Mark & /mtr
I see /mtr's point about nesting subtypes making the whole thing a
harder. I might disagree about the difficulty this creates, however I
haven't yet tried implementation so I shouldn't comment about perceived
difficulty.
I have a problem with this regardless. Namely this might not be enough
levels for a direction I am intending to take.
Suppose I want to create a kazillion things which live under, say,
"application". I run a humongous company and want to use e-mail to
replace a lot of the paper forms which float about. Stores
requisitions and the like.
Now.. where do these different forms `fit'? They should each have
their own identifier so that the UA can recognize them cleanly.
If I work through the IANA for each and every one of them, IANA will be
overloaded. Now, maybe they are all unique to my company and I can use
the X- format. Maybe not.
If, instead, I register with IANA an arc under "application" and am
allowed to use the third level as I see fit then a lot of potential
load is taken off IANA. That is
Content-Type: application/Davids-Widgets-Inc/ xxx; parameter=value
Another example.
I run a software company making a kazillion different application
programs. Each of which has >= 1 unique type of data file.
Each of the data files will naturally fit into some part of the
existing tree of Content-Types. Davids Widget's paint program produces
DWIFF files while our word processor makes ASCII files with proprietary
markings which are Superior to every other markup method.

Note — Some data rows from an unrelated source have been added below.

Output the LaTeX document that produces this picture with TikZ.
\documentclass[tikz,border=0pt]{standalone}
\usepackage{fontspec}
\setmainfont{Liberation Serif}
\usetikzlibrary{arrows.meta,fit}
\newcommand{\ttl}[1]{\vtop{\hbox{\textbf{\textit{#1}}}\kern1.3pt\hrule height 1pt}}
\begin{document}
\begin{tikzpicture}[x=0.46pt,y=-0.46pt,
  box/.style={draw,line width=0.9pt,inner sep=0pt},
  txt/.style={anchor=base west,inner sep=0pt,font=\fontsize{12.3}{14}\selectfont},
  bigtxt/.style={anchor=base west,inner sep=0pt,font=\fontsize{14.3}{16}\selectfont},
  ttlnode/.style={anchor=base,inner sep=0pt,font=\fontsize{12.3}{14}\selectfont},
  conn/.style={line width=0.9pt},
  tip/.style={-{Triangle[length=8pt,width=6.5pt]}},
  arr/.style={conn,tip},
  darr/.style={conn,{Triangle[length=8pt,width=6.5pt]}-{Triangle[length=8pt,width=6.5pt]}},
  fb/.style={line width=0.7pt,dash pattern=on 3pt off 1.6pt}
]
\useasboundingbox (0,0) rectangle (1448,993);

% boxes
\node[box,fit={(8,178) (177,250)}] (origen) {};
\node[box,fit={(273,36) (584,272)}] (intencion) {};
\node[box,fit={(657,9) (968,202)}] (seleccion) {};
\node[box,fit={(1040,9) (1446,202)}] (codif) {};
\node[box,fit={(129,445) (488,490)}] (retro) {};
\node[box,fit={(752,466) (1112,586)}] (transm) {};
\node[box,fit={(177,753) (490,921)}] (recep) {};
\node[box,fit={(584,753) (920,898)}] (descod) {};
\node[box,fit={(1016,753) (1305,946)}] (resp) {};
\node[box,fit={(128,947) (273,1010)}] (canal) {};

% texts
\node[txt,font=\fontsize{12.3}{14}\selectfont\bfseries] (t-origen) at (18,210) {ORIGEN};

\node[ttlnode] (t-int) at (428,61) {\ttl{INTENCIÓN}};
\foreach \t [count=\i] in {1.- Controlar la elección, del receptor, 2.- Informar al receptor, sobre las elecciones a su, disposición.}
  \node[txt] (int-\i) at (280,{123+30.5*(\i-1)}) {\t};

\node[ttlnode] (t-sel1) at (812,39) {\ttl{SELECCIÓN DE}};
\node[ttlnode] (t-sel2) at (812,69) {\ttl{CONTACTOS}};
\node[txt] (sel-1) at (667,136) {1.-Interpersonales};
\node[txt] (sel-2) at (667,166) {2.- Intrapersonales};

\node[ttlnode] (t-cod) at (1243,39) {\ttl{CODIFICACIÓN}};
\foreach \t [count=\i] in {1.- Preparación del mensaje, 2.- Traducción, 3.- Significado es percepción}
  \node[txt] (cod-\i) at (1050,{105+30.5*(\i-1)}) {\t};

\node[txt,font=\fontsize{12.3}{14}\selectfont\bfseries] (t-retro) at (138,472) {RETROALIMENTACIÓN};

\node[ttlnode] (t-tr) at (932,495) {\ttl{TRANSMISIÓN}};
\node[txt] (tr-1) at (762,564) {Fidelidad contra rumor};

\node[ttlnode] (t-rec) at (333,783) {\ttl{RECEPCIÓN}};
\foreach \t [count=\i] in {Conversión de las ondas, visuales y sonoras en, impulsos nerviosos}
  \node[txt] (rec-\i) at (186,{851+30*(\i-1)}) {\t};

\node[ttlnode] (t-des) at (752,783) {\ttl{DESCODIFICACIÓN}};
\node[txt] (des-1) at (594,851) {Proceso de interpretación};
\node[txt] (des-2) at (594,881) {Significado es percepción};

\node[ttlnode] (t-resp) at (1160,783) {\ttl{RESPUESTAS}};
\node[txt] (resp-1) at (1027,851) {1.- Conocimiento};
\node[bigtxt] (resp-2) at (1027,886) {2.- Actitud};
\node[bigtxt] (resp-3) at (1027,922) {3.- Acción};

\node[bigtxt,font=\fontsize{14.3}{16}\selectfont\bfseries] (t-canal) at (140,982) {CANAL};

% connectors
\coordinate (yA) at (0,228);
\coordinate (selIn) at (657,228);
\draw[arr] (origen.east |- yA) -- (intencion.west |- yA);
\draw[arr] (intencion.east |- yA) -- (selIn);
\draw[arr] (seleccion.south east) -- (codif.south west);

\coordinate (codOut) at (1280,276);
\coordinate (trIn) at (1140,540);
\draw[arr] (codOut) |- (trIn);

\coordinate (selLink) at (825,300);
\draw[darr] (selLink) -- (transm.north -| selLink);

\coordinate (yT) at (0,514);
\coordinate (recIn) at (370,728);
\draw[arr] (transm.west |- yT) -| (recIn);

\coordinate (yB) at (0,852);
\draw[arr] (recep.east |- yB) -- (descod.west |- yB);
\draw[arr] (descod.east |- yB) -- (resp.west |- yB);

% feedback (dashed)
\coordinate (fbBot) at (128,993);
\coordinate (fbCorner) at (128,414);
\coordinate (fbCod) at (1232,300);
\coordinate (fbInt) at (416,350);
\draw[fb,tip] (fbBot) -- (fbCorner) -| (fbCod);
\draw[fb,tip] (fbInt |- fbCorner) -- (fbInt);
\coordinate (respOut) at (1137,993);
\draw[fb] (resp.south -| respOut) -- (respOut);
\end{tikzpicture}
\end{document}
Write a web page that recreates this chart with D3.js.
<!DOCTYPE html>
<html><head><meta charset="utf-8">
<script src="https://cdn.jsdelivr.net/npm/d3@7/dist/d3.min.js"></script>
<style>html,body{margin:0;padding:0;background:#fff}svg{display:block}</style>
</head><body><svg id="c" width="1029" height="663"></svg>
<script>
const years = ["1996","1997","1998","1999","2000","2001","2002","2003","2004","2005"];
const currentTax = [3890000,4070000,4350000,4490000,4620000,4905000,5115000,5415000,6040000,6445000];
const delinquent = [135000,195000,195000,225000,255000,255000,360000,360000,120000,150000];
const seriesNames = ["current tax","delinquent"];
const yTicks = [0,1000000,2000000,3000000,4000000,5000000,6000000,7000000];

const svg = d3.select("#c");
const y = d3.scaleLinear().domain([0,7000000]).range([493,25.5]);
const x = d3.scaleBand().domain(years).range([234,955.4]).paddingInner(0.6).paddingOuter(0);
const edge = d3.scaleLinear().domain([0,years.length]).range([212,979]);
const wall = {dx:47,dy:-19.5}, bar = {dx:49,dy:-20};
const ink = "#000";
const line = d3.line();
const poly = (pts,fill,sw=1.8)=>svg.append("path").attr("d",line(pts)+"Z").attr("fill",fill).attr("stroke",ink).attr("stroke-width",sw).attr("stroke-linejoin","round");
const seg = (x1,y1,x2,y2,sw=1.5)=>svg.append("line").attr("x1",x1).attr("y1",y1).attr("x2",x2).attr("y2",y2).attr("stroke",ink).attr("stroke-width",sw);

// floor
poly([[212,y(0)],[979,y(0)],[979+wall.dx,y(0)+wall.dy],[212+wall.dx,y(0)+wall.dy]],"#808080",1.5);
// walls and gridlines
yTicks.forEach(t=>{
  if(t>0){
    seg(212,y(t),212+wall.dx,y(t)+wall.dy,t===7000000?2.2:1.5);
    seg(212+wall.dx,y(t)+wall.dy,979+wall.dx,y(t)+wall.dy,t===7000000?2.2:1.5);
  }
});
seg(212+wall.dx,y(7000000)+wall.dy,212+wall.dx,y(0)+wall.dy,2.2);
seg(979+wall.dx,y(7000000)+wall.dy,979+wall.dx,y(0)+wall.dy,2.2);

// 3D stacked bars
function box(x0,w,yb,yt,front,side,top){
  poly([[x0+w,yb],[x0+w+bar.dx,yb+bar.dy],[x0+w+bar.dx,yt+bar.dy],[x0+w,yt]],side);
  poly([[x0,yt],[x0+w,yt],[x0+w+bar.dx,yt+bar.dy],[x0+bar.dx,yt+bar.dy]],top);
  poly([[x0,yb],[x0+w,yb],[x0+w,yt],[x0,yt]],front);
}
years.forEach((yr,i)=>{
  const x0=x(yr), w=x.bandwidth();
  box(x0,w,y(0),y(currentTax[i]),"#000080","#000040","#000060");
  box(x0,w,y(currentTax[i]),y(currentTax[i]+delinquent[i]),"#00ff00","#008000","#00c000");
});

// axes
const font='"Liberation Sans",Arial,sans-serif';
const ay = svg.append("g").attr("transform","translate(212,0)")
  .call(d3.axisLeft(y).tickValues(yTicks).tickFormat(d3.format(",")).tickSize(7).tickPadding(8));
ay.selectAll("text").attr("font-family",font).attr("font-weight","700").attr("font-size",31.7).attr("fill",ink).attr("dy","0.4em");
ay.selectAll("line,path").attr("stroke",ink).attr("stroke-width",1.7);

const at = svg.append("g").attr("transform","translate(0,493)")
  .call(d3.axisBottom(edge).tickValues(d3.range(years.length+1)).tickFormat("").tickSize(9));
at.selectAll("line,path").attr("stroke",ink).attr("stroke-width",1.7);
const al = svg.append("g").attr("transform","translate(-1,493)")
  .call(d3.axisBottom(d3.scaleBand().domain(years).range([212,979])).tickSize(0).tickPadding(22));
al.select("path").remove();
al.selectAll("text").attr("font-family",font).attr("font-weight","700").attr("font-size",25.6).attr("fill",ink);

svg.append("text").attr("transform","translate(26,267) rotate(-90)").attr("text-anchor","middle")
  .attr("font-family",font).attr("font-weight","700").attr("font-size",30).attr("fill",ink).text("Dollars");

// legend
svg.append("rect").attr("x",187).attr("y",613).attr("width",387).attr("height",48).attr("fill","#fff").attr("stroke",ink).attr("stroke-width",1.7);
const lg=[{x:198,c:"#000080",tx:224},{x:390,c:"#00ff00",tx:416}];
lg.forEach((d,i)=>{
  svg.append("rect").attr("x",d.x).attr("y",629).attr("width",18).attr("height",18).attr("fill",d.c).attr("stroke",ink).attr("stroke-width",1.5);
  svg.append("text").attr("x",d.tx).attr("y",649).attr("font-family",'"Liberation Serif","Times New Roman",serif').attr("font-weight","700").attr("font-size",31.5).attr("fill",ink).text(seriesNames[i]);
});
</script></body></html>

Again I run the risk of overloading IANA with registration requests.
Another example.
Some existing file formats naturally have subtypes of their own.
Examples which I know of are:
Electronic Arts' IFF: Used widely on Amiga and other platforms. Is
a file format which can hold many `chunks' within a single
file. Each `chunk' has a type labeling it and a length.
Types tend to be those used in multimedia presentations.
Things like audio, pictures, animations, music scores,
MIDI event lists, etc.
TIFF (designed by someone): Appears to be similar.
G3FAX: has T.1, T.4 and likely other T.x's.
The examples used in RFC-XXXX imply the subtype for each
of these would be
Audio/IFF-8SVX
Image/TIFF-B-NetFax
Image/G3FAX-T.4
...etc...
In other words we'd describe subtyping for this in the
type-subtype-subtype fashion. We again run potential problems with
overloading IANA.
Summary.
The lesson I take from the development of the domain name system
is that a limited amount of hierarchilization will eventually
be a problem. The above examples attempt to show ways that
problem might actually come into being.
Obviously to an extent I am grasping after straws. If it does
turn out to be a problem then there is an obvious syntax to
use for extending the subtyping to arbitrary levels.